(Charts and diagrams as code)
--- Start ---

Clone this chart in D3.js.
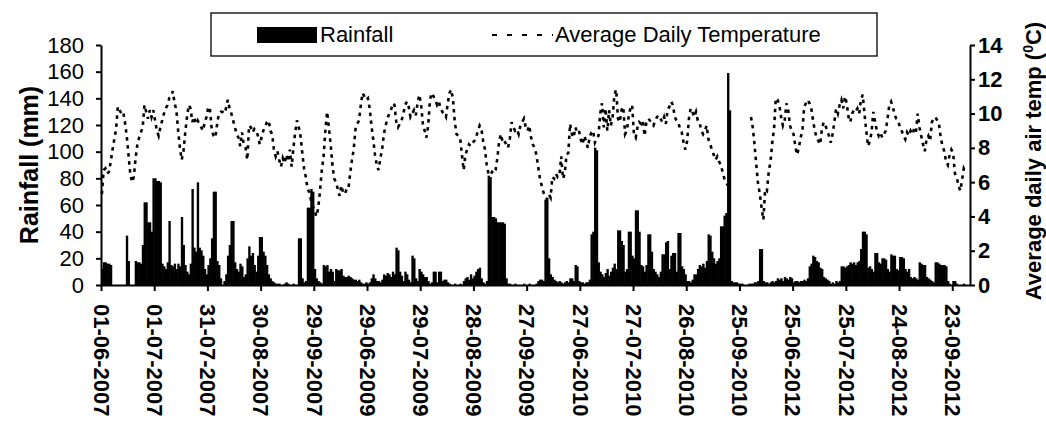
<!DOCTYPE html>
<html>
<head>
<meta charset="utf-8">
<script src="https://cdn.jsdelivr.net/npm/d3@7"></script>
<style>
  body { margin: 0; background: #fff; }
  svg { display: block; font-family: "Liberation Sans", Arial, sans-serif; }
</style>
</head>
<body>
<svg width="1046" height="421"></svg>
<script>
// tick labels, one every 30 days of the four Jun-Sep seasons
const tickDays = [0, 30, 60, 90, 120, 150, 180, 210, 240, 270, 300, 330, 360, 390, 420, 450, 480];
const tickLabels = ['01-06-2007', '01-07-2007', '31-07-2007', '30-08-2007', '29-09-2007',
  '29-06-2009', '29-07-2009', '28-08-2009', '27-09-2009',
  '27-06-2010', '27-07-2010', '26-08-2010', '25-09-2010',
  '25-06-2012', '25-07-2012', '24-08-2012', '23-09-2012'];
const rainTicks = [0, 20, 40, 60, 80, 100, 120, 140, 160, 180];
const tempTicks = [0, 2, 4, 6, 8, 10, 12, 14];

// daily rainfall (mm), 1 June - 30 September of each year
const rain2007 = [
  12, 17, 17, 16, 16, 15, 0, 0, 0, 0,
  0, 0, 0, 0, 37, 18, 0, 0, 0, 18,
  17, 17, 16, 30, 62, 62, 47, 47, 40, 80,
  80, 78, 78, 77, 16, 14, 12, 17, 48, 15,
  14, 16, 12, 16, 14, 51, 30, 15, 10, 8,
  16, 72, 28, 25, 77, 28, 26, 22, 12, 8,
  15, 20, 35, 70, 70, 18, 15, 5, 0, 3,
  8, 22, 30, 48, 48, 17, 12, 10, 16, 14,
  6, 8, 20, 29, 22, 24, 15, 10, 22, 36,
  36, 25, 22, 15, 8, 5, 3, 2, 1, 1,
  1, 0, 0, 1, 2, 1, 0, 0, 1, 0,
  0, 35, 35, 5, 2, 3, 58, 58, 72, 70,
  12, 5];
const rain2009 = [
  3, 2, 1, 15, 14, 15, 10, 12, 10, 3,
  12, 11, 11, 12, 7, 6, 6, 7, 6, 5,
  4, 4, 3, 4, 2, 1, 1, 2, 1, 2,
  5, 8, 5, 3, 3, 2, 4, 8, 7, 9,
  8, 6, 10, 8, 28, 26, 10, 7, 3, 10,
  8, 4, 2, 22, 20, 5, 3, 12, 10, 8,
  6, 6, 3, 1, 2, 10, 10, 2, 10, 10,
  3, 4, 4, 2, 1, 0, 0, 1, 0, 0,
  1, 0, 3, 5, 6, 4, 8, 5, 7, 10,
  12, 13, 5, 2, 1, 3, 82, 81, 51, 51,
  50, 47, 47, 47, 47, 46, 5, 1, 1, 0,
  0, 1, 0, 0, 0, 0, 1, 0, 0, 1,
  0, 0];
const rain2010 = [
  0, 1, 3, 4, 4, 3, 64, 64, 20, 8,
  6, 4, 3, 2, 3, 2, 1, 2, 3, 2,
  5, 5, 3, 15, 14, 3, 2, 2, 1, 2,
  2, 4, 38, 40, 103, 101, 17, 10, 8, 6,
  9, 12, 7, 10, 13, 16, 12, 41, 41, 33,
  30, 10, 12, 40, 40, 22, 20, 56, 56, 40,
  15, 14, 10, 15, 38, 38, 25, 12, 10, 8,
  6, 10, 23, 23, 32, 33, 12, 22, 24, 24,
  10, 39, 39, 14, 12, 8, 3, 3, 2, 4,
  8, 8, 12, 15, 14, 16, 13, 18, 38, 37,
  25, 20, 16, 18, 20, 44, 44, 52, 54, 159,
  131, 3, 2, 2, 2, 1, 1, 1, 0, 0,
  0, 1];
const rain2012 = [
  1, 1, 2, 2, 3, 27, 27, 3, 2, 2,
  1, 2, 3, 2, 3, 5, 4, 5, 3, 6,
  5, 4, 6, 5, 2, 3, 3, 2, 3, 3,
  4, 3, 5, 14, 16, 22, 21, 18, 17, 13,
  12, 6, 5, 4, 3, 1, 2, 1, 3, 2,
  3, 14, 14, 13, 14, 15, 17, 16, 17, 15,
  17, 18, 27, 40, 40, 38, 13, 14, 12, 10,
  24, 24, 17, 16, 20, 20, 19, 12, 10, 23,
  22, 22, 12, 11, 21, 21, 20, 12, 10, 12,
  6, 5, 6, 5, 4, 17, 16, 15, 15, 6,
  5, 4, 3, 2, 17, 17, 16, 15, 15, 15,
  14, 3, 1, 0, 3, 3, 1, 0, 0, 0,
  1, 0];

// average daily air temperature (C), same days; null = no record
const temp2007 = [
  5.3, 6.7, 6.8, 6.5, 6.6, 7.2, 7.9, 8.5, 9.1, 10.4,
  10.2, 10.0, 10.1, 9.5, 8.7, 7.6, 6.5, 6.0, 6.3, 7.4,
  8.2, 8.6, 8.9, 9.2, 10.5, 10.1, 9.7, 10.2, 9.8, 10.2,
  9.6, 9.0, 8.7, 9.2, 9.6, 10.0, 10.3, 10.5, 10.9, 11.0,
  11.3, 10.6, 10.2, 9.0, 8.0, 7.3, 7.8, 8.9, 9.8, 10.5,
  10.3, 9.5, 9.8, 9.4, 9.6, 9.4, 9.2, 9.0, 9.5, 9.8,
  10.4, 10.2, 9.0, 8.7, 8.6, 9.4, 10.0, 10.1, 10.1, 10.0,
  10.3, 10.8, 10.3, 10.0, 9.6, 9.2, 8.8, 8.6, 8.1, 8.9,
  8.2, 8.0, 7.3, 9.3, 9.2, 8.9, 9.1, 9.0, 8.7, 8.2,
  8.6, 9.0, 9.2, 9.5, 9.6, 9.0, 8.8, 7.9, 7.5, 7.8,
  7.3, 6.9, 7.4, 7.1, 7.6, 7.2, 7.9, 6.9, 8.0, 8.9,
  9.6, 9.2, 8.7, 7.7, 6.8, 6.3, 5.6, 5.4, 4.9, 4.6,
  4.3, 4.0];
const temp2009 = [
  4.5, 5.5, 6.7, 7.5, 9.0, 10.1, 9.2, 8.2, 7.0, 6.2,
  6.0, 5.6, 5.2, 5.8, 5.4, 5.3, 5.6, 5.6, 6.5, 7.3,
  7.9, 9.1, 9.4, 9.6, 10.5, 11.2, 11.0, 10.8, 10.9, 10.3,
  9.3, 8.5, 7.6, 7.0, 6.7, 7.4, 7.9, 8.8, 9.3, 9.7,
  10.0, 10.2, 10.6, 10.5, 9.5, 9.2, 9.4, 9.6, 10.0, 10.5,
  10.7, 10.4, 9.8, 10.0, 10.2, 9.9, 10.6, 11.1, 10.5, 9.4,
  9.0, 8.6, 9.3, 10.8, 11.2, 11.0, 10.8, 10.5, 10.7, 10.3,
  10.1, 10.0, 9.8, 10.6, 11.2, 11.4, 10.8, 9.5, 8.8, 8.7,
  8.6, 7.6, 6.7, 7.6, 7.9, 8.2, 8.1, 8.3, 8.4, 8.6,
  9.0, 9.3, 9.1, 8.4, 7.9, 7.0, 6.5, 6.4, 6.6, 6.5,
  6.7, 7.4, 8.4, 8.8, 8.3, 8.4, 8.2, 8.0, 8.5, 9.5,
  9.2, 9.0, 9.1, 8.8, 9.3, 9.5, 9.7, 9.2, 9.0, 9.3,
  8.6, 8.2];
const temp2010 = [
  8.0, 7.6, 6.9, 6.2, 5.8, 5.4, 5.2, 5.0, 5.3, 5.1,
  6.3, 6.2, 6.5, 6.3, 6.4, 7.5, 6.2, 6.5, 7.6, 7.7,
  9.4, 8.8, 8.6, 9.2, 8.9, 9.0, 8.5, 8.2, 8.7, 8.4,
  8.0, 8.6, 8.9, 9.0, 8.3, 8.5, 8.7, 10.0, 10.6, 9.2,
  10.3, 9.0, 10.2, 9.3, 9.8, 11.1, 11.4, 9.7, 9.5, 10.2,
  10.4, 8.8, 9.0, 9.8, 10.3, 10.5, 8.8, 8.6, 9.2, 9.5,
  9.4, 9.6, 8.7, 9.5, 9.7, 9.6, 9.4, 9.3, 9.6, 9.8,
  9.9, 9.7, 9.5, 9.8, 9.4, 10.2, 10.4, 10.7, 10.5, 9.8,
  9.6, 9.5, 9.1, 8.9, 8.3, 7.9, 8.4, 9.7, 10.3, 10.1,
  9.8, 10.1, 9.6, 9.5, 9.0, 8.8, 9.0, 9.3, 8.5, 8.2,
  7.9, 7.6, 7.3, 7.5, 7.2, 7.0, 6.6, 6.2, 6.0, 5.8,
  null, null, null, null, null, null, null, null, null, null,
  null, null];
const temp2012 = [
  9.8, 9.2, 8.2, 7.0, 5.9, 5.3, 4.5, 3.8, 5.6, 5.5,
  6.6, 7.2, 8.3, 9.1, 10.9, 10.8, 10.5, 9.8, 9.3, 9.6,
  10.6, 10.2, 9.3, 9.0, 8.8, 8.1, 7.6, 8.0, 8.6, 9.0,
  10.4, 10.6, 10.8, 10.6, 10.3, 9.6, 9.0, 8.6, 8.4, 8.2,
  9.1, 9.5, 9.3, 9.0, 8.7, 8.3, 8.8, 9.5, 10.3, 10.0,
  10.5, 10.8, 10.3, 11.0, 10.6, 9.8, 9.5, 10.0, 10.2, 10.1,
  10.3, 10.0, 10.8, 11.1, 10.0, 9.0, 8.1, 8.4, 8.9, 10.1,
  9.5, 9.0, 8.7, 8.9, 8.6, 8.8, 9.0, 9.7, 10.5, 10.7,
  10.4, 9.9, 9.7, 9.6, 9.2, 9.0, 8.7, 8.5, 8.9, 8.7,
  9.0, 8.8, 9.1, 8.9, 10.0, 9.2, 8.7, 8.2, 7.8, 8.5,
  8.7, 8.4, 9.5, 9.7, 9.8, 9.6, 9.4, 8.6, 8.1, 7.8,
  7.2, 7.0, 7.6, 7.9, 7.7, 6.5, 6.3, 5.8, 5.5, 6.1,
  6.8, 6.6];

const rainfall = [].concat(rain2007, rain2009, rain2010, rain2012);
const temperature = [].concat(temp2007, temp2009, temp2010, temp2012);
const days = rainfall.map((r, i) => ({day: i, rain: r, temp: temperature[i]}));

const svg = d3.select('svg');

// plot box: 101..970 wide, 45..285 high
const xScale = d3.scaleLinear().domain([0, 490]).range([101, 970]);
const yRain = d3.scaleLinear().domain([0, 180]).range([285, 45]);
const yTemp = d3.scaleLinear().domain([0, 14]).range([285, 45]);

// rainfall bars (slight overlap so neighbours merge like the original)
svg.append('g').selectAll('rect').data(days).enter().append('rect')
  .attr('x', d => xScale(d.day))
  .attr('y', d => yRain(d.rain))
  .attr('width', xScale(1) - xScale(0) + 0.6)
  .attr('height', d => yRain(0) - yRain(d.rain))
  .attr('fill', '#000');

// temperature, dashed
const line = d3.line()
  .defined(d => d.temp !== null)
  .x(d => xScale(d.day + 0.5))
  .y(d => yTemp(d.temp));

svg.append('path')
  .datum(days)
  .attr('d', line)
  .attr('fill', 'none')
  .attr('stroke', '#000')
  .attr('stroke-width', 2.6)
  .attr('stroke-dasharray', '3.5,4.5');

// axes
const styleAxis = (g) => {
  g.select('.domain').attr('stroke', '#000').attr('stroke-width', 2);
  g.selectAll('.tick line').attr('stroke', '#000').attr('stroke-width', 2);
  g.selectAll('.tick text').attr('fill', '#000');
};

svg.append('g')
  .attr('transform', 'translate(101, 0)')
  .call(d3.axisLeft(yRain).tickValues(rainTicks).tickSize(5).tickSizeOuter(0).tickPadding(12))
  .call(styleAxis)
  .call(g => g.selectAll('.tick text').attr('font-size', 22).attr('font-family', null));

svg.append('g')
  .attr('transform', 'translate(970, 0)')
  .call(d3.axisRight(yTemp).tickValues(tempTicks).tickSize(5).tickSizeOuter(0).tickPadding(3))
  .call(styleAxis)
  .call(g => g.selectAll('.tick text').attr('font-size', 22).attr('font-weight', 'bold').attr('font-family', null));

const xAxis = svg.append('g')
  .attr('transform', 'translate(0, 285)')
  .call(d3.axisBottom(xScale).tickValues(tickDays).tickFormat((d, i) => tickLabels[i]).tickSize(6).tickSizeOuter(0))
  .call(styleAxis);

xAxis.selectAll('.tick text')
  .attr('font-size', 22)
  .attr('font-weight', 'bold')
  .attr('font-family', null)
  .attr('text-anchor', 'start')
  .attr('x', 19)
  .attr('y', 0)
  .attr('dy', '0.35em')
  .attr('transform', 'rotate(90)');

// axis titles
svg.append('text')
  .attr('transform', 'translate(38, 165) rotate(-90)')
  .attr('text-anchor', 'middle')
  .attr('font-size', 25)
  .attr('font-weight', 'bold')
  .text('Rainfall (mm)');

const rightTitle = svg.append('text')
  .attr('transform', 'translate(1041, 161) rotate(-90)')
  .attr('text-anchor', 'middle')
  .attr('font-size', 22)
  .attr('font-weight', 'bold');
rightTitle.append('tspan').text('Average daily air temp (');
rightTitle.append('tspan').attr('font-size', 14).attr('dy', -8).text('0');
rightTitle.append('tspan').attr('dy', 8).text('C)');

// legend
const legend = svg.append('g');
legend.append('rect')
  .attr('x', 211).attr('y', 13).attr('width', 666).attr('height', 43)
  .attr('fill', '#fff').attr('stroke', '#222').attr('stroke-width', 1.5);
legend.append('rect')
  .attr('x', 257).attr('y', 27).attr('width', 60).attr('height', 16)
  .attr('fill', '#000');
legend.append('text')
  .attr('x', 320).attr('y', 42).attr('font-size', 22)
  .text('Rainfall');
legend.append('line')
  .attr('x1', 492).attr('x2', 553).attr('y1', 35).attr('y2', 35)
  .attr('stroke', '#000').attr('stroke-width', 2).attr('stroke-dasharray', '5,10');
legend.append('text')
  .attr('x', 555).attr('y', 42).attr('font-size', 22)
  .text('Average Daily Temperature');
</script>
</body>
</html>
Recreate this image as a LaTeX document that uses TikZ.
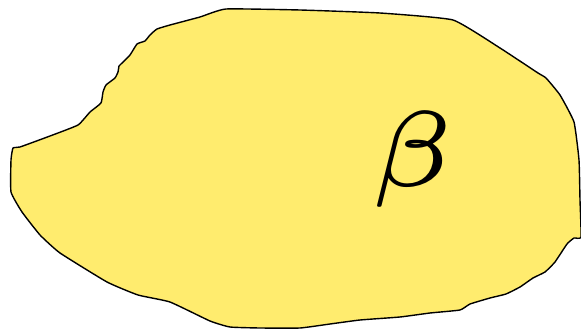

--- End ---

List all lines above in which the string "this" appears.

Finished answer:
Clone this chart in D3.js.
Recreate this image as a LaTeX document that uses TikZ.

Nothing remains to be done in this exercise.